Anhaltspunkte für eine rechtliche oder tatsächliche Unmöglichkeit der Abschiebung sind von den Antragstellern im Beschwerdeverfahren nicht vorgetragen worden. Die Antragsteller leiten ihren vermeintlichen Anspruch auf Erteilung einer Duldung allein aus dem Umstand ab, dass nicht absehbar sei, ob die Abschiebung zügig durchgeführt werde.

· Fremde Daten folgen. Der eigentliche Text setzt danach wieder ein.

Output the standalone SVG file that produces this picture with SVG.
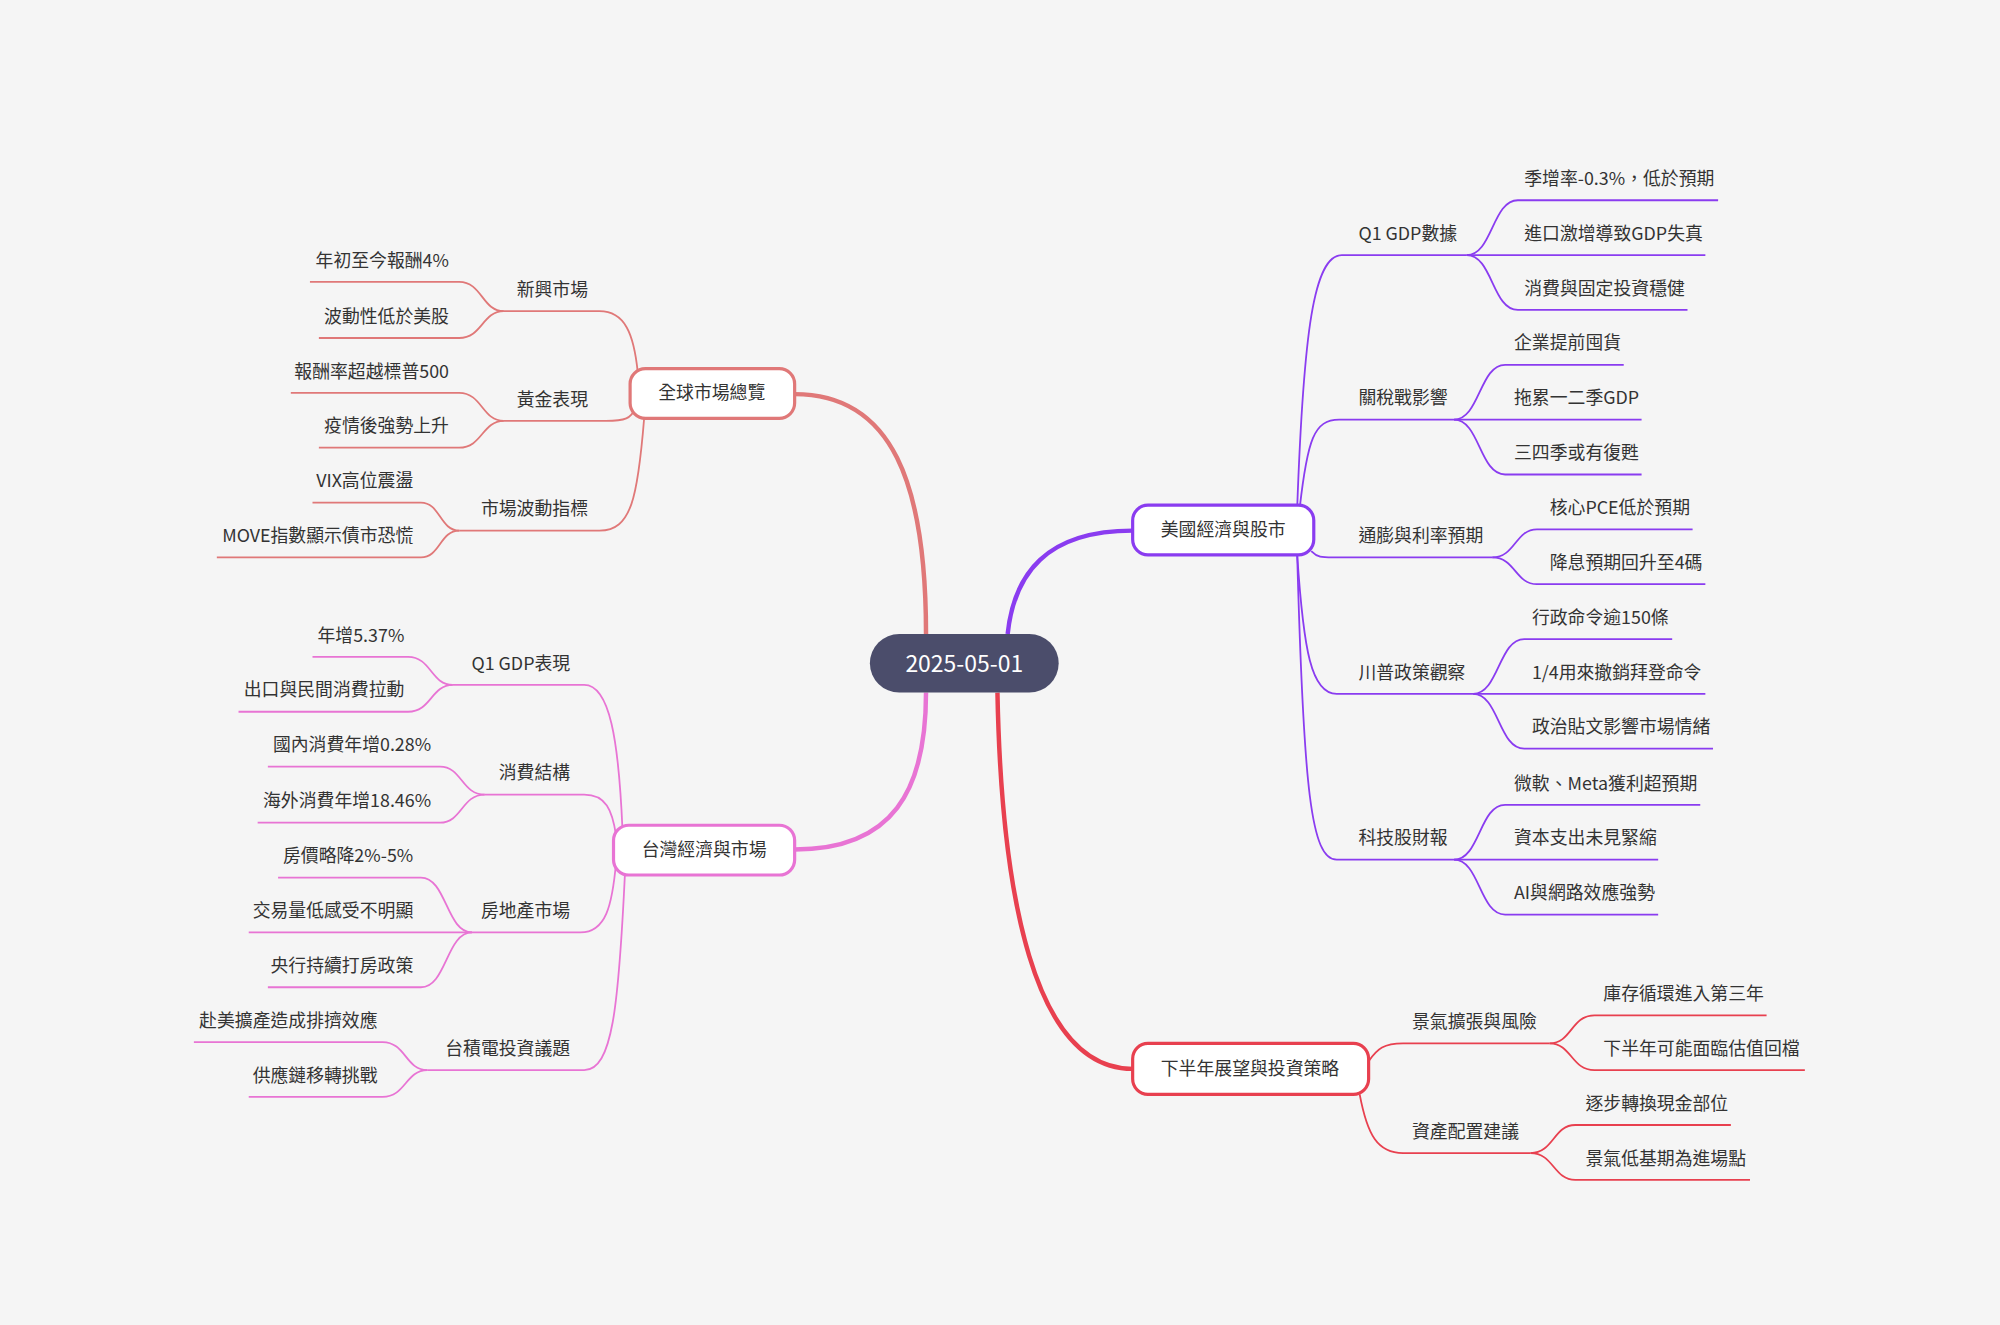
<svg xmlns="http://www.w3.org/2000/svg" width="2000" height="1325" viewBox="0 0 2000 1325">
<style>
text{font-family:"Noto Sans CJK TC","Noto Sans",sans-serif;font-size:14px;fill:#333}
.e{text-anchor:end}
.box{fill:#fff;stroke-width:2.5}
path{fill:none}
.c1{stroke:#e07878}.c2{stroke:#8a3cf0}.c3{stroke:#e874d4}.c4{stroke:#e8404f}
.m{stroke-width:3.5}.s{stroke-width:1.4}
</style>
<rect width="2000" height="1325" fill="#f5f5f5"/>
<g transform="scale(1.27551)">
<g id="connectors">
<path class="c1 m" d="M726,497 C726,380 700,309 623,309"/>
<path class="c2 m" d="M790,497 C795,450 820,416 888,416"/>
<path class="c3 m" d="M726,543 C726,620 700,666 623,666"/>
<path class="c4 m" d="M782,543 C785,700 810,838 888,838"/>
<g class="c1 s">
<path d="M500,292 C497,262 490,244 470,244 L395,244"/>
<path d="M498,320 C495,328 490,330 475,330 L395,330"/>
<path d="M505,328 C500,390 495,416 470,416 L360,416"/>
<path d="M395,244 C378,244 378,221 360,221 L243,221"/>
<path d="M395,244 C378,244 378,265 360,265 L250,265"/>
<path d="M395,330 C378,330 378,308 360,308 L228,308"/>
<path d="M395,330 C378,330 378,351 360,351 L250,351"/>
<path d="M360,416 C345,416 345,394 330,394 L245,394"/>
<path d="M360,416 C345,416 345,437 330,437 L170,437"/>
</g>
<g class="c2 s">
<path d="M1017,398 C1022,260 1030,200 1052,200 L1150,200"/>
<path d="M1019,398 C1025,345 1030,329 1050,329 L1140,329"/>
<path d="M1028,432 C1033,437 1036,437 1045,437 L1170,437"/>
<path d="M1017,435 C1022,510 1028,544 1048,544 L1155,544"/>
<path d="M1017,435 C1022,620 1028,674 1048,674 L1140,674"/>
<path d="M1150,200 C1170,200 1170,157 1190,157 L1347,157"/>
<path d="M1150,200 L1337,200"/>
<path d="M1150,200 C1170,200 1170,243 1190,243 L1323,243"/>
<path d="M1140,329 C1160,329 1160,286 1180,286 L1273,286"/>
<path d="M1140,329 L1287,329"/>
<path d="M1140,329 C1160,329 1160,372 1180,372 L1287,372"/>
<path d="M1170,437 C1188,437 1188,415 1205,415 L1327,415"/>
<path d="M1170,437 C1188,437 1188,458 1205,458 L1337,458"/>
<path d="M1155,544 C1175,544 1175,501 1195,501 L1311,501"/>
<path d="M1155,544 L1337,544"/>
<path d="M1155,544 C1175,544 1175,587 1195,587 L1343,587"/>
<path d="M1140,674 C1160,674 1160,631 1180,631 L1333,631"/>
<path d="M1140,674 L1300,674"/>
<path d="M1140,674 C1160,674 1160,717 1180,717 L1300,717"/>
</g>
<g class="c3 s">
<path d="M488,650 C485,580 478,537 458,537 L355,537"/>
<path d="M483,655 C480,635 475,623 458,623 L380,623"/>
<path d="M483,676 C480,710 475,731 455,731 L370,731"/>
<path d="M490,684 C485,790 480,839 458,839 L335,839"/>
<path d="M355,537 C338,537 338,515 320,515 L245,515"/>
<path d="M355,537 C338,537 338,558 320,558 L187,558"/>
<path d="M380,623 C362,623 362,601 345,601 L210,601"/>
<path d="M380,623 C362,623 362,645 345,645 L202,645"/>
<path d="M370,731 C350,731 350,688 330,688 L218,688"/>
<path d="M370,731 L195,731"/>
<path d="M370,731 C350,731 350,774 330,774 L210,774"/>
<path d="M335,839 C318,839 318,817 300,817 L152,817"/>
<path d="M335,839 C318,839 318,860 300,860 L195,860"/>
</g>
<g class="c4 s">
<path d="M1073,832 C1080,822 1085,818 1100,818 L1215,818"/>
<path d="M1066,858 C1072,890 1080,904 1100,904 L1200,904"/>
<path d="M1215,818 C1232,818 1232,796 1250,796 L1385,796"/>
<path d="M1215,818 C1232,818 1232,839 1250,839 L1415,839"/>
<path d="M1200,904 C1218,904 1218,882 1235,882 L1357,882"/>
<path d="M1200,904 C1218,904 1218,925 1235,925 L1372,925"/>
</g>
</g>
<g id="center"><rect x="682" y="497" width="148" height="46" rx="23" fill="#4b4d6b"/><text x="756" y="527" text-anchor="middle" style="fill:#fff;font-size:18px">2025-05-01</text></g>
<g id="n-global"><rect class="box c1" x="494" y="289" width="129" height="39" rx="12"/><text x="558" y="313" text-anchor="middle">全球市場總覽</text></g>
<g id="n-us"><rect class="box c2" x="888" y="396" width="142" height="39" rx="12"/><text x="959" y="420" text-anchor="middle">美國經濟與股市</text></g>
<g id="n-tw"><rect class="box c3" x="481" y="647" width="142" height="39" rx="12"/><text x="552" y="671" text-anchor="middle">台灣經濟與市場</text></g>
<g id="n-out"><rect class="box c4" x="888" y="818" width="185" height="40" rx="12"/><text x="980" y="843" text-anchor="middle">下半年展望與投資策略</text></g>
<g id="global-sub">
<text class="e" x="461" y="232">新興市場</text>
<text class="e" x="352" y="209">年初至今報酬4%</text>
<text class="e" x="352" y="253">波動性低於美股</text>
<text class="e" x="461" y="318">黃金表現</text>
<text class="e" x="352" y="296">報酬率超越標普500</text>
<text class="e" x="352" y="339">疫情後強勢上升</text>
<text class="e" x="461" y="404">市場波動指標</text>
<text class="e" x="324" y="382">VIX高位震盪</text>
<text class="e" x="324" y="425">MOVE指數顯示債市恐慌</text>
</g>
<g id="us-sub">
<text x="1065" y="188">Q1 GDP數據</text>
<text x="1195" y="145">季增率-0.3%，低於預期</text>
<text x="1195" y="188">進口激增導致GDP失真</text>
<text x="1195" y="231">消費與固定投資穩健</text>
<text x="1065" y="317">關稅戰影響</text>
<text x="1187" y="274">企業提前囤貨</text>
<text x="1187" y="317">拖累一二季GDP</text>
<text x="1187" y="360">三四季或有復甦</text>
<text x="1065" y="425">通膨與利率預期</text>
<text x="1215" y="403">核心PCE低於預期</text>
<text x="1215" y="446">降息預期回升至4碼</text>
<text x="1065" y="532">川普政策觀察</text>
<text x="1201" y="489">行政命令逾150條</text>
<text x="1201" y="532">1/4用來撤銷拜登命令</text>
<text x="1201" y="575">政治貼文影響市場情緒</text>
<text x="1065" y="662">科技股財報</text>
<text x="1187" y="619">微軟、Meta獲利超預期</text>
<text x="1187" y="662">資本支出未見緊縮</text>
<text x="1187" y="705">AI與網路效應強勢</text>
</g>
<g id="tw-sub">
<text class="e" x="447" y="525">Q1 GDP表現</text>
<text class="e" x="317" y="503">年增5.37%</text>
<text class="e" x="317" y="546">出口與民間消費拉動</text>
<text class="e" x="447" y="611">消費結構</text>
<text class="e" x="338" y="589">國內消費年增0.28%</text>
<text class="e" x="338" y="633">海外消費年增18.46%</text>
<text class="e" x="447" y="719">房地產市場</text>
<text class="e" x="324" y="676">房價略降2%-5%</text>
<text class="e" x="324" y="719">交易量低感受不明顯</text>
<text class="e" x="324" y="762">央行持續打房政策</text>
<text class="e" x="447" y="827">台積電投資議題</text>
<text class="e" x="296" y="805">赴美擴產造成排擠效應</text>
<text class="e" x="296" y="848">供應鏈移轉挑戰</text>
</g>
<g id="out-sub">
<text x="1107" y="806">景氣擴張與風險</text>
<text x="1257" y="784">庫存循環進入第三年</text>
<text x="1257" y="827">下半年可能面臨估值回檔</text>
<text x="1107" y="892">資產配置建議</text>
<text x="1243" y="870">逐步轉換現金部位</text>
<text x="1243" y="913">景氣低基期為進場點</text>
</g>
</g>
</svg>
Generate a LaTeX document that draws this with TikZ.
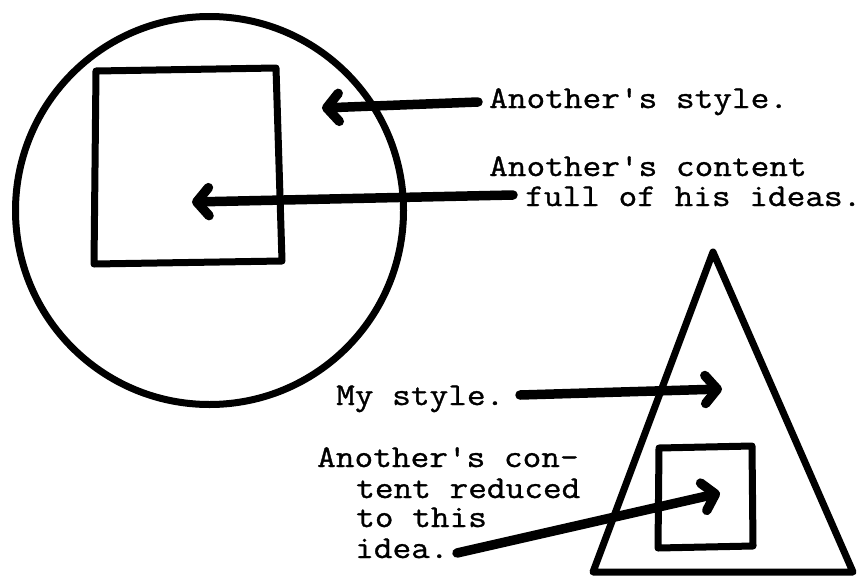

Dies allein führt jedoch nicht zur Annahme einer (tatsächlichen) Unmöglichkeit der Abschiebung, die von dem Antragsgegner, der ausweislich der Verfügung vom 13. März 2022 bereits einen Flug gebucht hat, aktiv betrieben wird. Eine tatsächliche Unmöglichkeit der Abschiebung ergibt sich nicht bereits daraus, dass die Durchsetzung der Ausreisepflicht notwendig eine gewisse Vorbereitungszeit, beispielswiese durch Flugbuchungen oder Ähnliches in Anspruch nimmt. Der für die Durchführung der Abschiebung üblicherweise notwendige Zeitraum kann die zeitweise Unmöglichkeit im Sinne des § 60a Abs. 2 Satz 1 AufenthG nicht begründen. Anders verhält es sich erst dann, wenn sich Hindernisse ergeben, die eine erhebliche Verzögerung der Abschiebung nach sich ziehen. (vgl. zu § 55 AuslG BVerwG, Urt. v. 25.09.1997 – 1 C 3.97 –, juris Rn. 23; vgl. Beschl. des Senats v. 15.11.2016 – 4 MB 47/16 –, n.v.). Dass solche Hindernisse bestehen, ist jedoch nicht dargelegt.

6

Die Kostenentscheidung folgt aus § 154 Abs. 2 VwGO, § 159 Satz 1 VwGO i.V.m. § 100 Abs. 1 ZPO.

7

Die Festsetzung des Streitwertes beruht auf den § 47 Abs. 1, § 53 Abs. 2 Nr. 2, § 52 Abs. 2, § 39 Abs. 1 GKG.

8

Dieser Beschluss ist unanfechtbar (§ 152 Abs. 1 VwGO, § 68 Abs. 1 Satz 5, § 66 Abs. 3 Satz 3 GKG).